We might not be able to make a child between us but the love we made was just as much a blessing. Nathan was wrong, I thought while slick fingers made me ready for him, I was the humble one. Sitting up, I slowly took him into my body, filling the emptiness left from my dream and taking him deep inside of me.
"Make love to me, Nathan. Fill me with your seed and remind me of how much you love me." I clenched around his thick cock and slid my fingers over his nipples. "Then suckle at my breast and take away this empty place inside."
Rolling us over so he could hook my legs over his arms and thrust more deeply, Nathan's eyes glowed in the semi-darkness. "You will never be empty, Ezra. I will fill you night and day, over and over until all you can feel is my love filling you to overflowing." He planted his knees and began the strong deep thrusts that impaled me on his love. "And I will nurse from your beautiful nipples until they are sore and aching if that's what you want. Then, I need you to return the favor."

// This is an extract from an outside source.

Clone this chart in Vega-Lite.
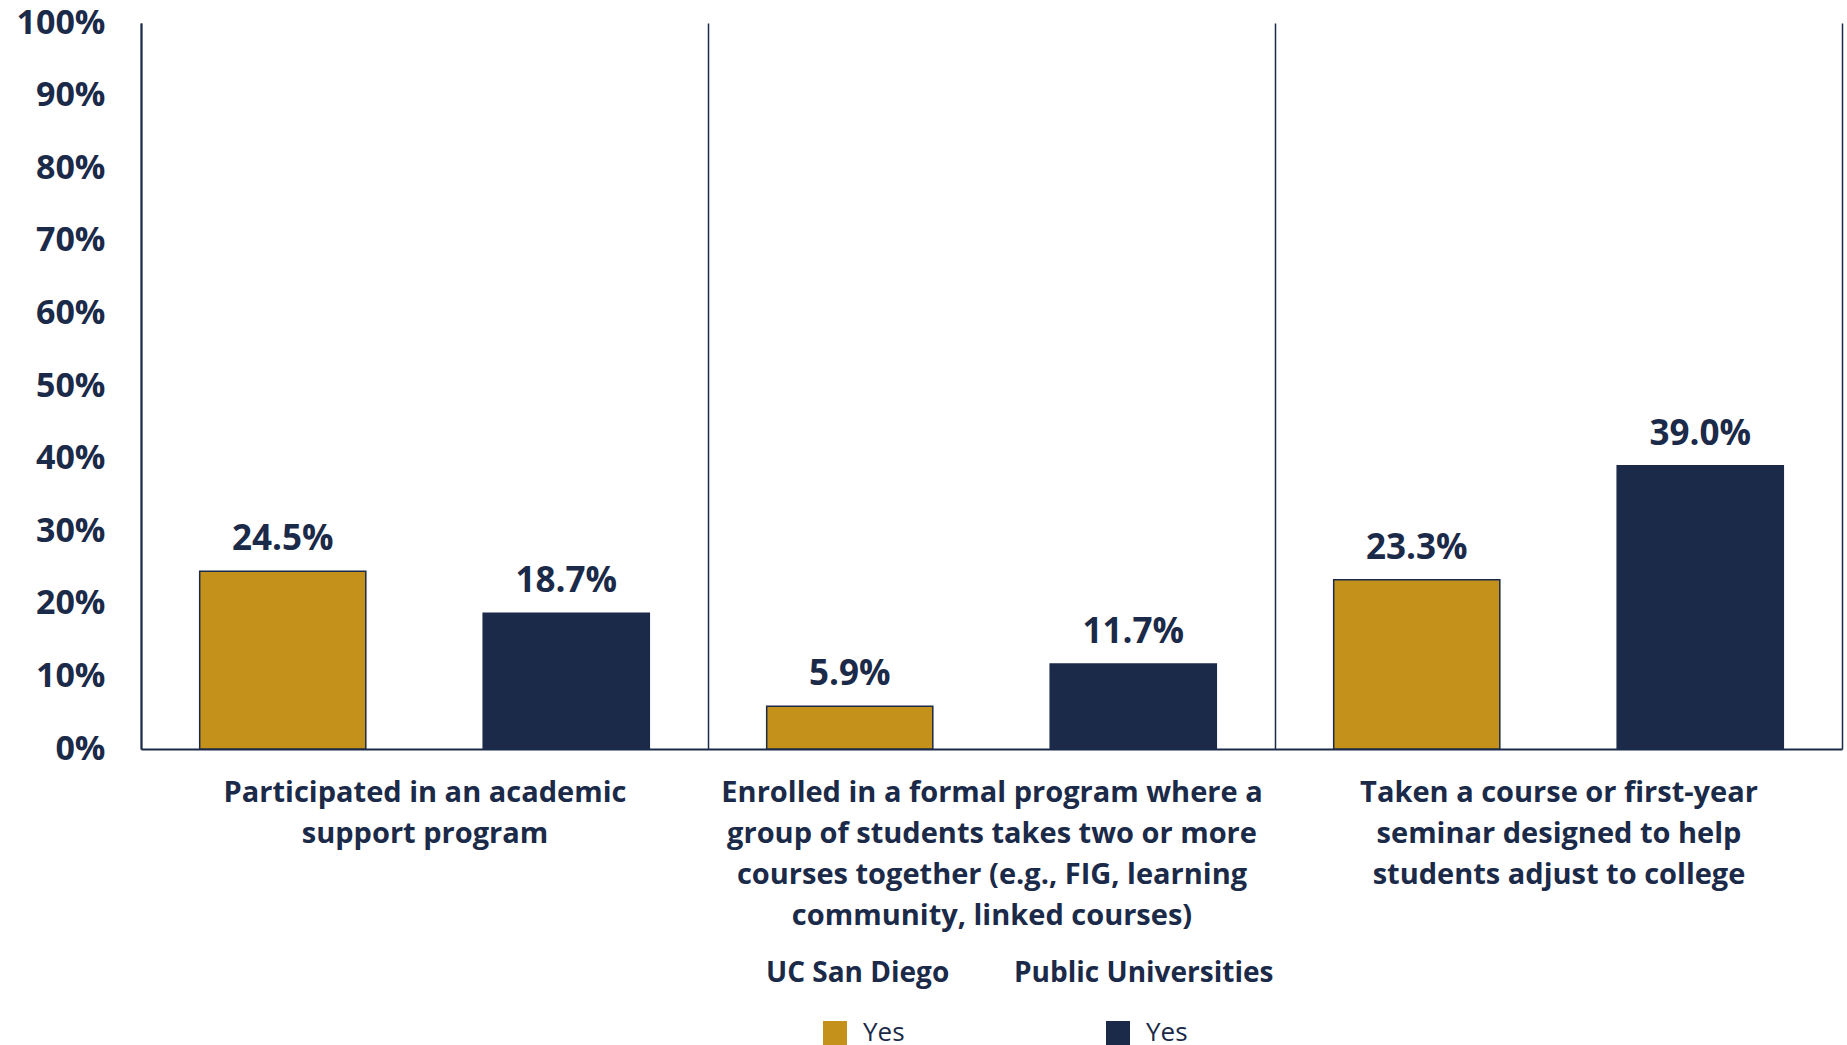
{
  "$schema": "https://vega.github.io/schema/vega-lite/v6.json",
  "width": 1701,
  "height": 726,
  "autosize": {"type": "none"},
  "padding": {"left": 141, "top": 23, "right": 5, "bottom": 296},
  "background": "white",
  "config": {"view": {"stroke": null}, "font": "Open Sans"},
  "data": {
    "values": [
      {"category": "Participated in an academic|support program", "group": "UC San Diego", "value": 24.5},
      {"category": "Participated in an academic|support program", "group": "Public Universities", "value": 18.7},
      {"category": "Enrolled in a formal program where a|group of students takes two or more|courses together (e.g., FIG, learning|community, linked courses)", "group": "UC San Diego", "value": 5.9},
      {"category": "Enrolled in a formal program where a|group of students takes two or more|courses together (e.g., FIG, learning|community, linked courses)", "group": "Public Universities", "value": 11.7},
      {"category": "Taken a course or first-year|seminar designed to help|students adjust to college", "group": "UC San Diego", "value": 23.3},
      {"category": "Taken a course or first-year|seminar designed to help|students adjust to college", "group": "Public Universities", "value": 39.0}
    ]
  },
  "encoding": {
    "x": {
      "field": "category",
      "type": "nominal",
      "sort": null,
      "scale": {"paddingInner": 0, "paddingOuter": 0},
      "axis": {
        "title": null,
        "labelAngle": 0,
        "ticks": false,
        "domainColor": "#1B2A48",
        "domainWidth": 2,
        "grid": true,
        "gridColor": "#1B2A48",
        "gridWidth": 1.5,
        "gridOpacity": 1,
        "tickBand": "extent",
        "labelExpr": "split(datum.label, '|')",
        "labelLimit": 0,
        "labelBaseline": "top",
        "labelAlign": "center",
        "labelFont": "Open Sans",
        "labelFontWeight": "bold",
        "labelColor": "#1B2A48",
        "labelFontSize": 29,
        "labelPadding": 29,
        "labelLineHeight": 41
      }
    },
    "xOffset": {
      "field": "group",
      "type": "nominal",
      "sort": ["UC San Diego", "Public Universities"],
      "scale": {"paddingInner": 0.414, "paddingOuter": 0.207}
    },
    "y": {
      "field": "value",
      "type": "quantitative",
      "scale": {"domain": [0, 100], "nice": false},
      "axis": {
        "title": null,
        "values": [0, 10, 20, 30, 40, 50, 60, 70, 80, 90, 100],
        "labelExpr": "datum.value + '%'",
        "domain": true,
        "domainColor": "#1B2A48",
        "domainWidth": 2,
        "ticks": false,
        "grid": false,
        "labelOverlap": false,
        "labelFont": "Open Sans",
        "labelFontSize": 34,
        "labelFontWeight": "bold",
        "labelColor": "#1B2A48",
        "labelPadding": 36
      }
    }
  },
  "layer": [
    {
      "mark": {"type": "bar", "strokeWidth": 1.5},
      "encoding": {
        "fill": {
          "field": "group",
          "type": "nominal",
          "scale": {"domain": ["UC San Diego", "Public Universities"], "range": ["#C4921A", "#1B2A48"]},
          "legend": {
            "values": ["UC San Diego"],
            "title": "UC San Diego",
            "orient": "none",
            "legendX": 625,
            "legendY": 937,
            "labelExpr": "'Yes'",
            "symbolType": "square",
            "symbolSize": 576,
            "symbolStrokeWidth": 0,
            "symbolFillColor": "#C4921A",
            "titleFont": "Open Sans",
            "titleFontSize": 28,
            "titleFontWeight": "bold",
            "titleColor": "#1B2A48",
            "titleLimit": 500,
            "titlePadding": 32,
            "labelFont": "Open Sans",
            "labelFontSize": 26,
            "labelColor": "#1B2A48",
            "labelOffset": 15,
            "encode": {
              "title": {"update": {"dx": {"value": -56}}},
              "symbols": {"update": {"fill": {"value": "#C4921A"}, "strokeWidth": {"value": 0}, "opacity": {"value": 1}}}
            }
          }
        },
        "stroke": {
          "field": "group",
          "type": "nominal",
          "scale": {"domain": ["Public Universities", "UC San Diego"], "range": ["#1B2A48", "#1B2A48"]},
          "legend": {
            "values": ["Public Universities"],
            "title": "Public Universities",
            "orient": "none",
            "legendX": 873,
            "legendY": 937,
            "labelExpr": "'Yes'",
            "symbolType": "square",
            "symbolSize": 576,
            "symbolStrokeWidth": 0,
            "symbolFillColor": "#1B2A48",
            "titleFont": "Open Sans",
            "titleFontSize": 28,
            "titleFontWeight": "bold",
            "titleColor": "#1B2A48",
            "titleLimit": 500,
            "titlePadding": 32,
            "labelFont": "Open Sans",
            "labelFontSize": 26,
            "labelColor": "#1B2A48",
            "labelOffset": 15,
            "encode": {
              "title": {"update": {"dx": {"value": -91}}},
              "symbols": {"update": {"fill": {"value": "#1B2A48"}, "stroke": {"value": "#1B2A48"}, "strokeWidth": {"value": 0}, "opacity": {"value": 1}}}
            }
          }
        }
      }
    },
    {
      "transform": [{"calculate": "format(datum.value, '.1f') + '%'", "as": "label"}],
      "mark": {
        "type": "text",
        "baseline": "alphabetic",
        "dy": -21,
        "font": "Open Sans",
        "fontSize": 35,
        "fontWeight": "bold",
        "color": "#1B2A48"
      },
      "encoding": {"text": {"field": "label", "type": "nominal"}}
    }
  ]
}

I fisted my cock between us while absorbing each thrust with ecstasy. It would be fast this time but that was all right. Slow could come later when we'd recovered and the memory of the dream had begun to fade. I was burning inside and out while his little grunts and the slapping of his balls against my ass filled the silence of our bed. Need was rising up inside of us both and when he froze deep inside of me, flooding me with his heat, I climaxed as well.
The tremors seemed to go on forever while he jerked inside of me and I spurted over us both. Then he slowly let my legs slip lower to around his waist and he leaned in to kiss me. It was a deep kiss, a powerful kiss, one that told me how much he loved me. I was the most blessed man in the world that this greathearted man loved me.
"Nathan, never leave me. I wouldn't survive without you." I hugged him close and felt his kisses move down my throat and across my chest to the nipple over my heart. The gentle tug reminded me of the sweet tug of our dream-son's lips and I started to weep again.
That vivid memory had only been a dream but I made a silent vow that someday I would hold our son or daughter in my arms. Someday Nathan and I would enlarge our family with the children of our hearts. And on that day, we would be truly blessed with the fruit of our love.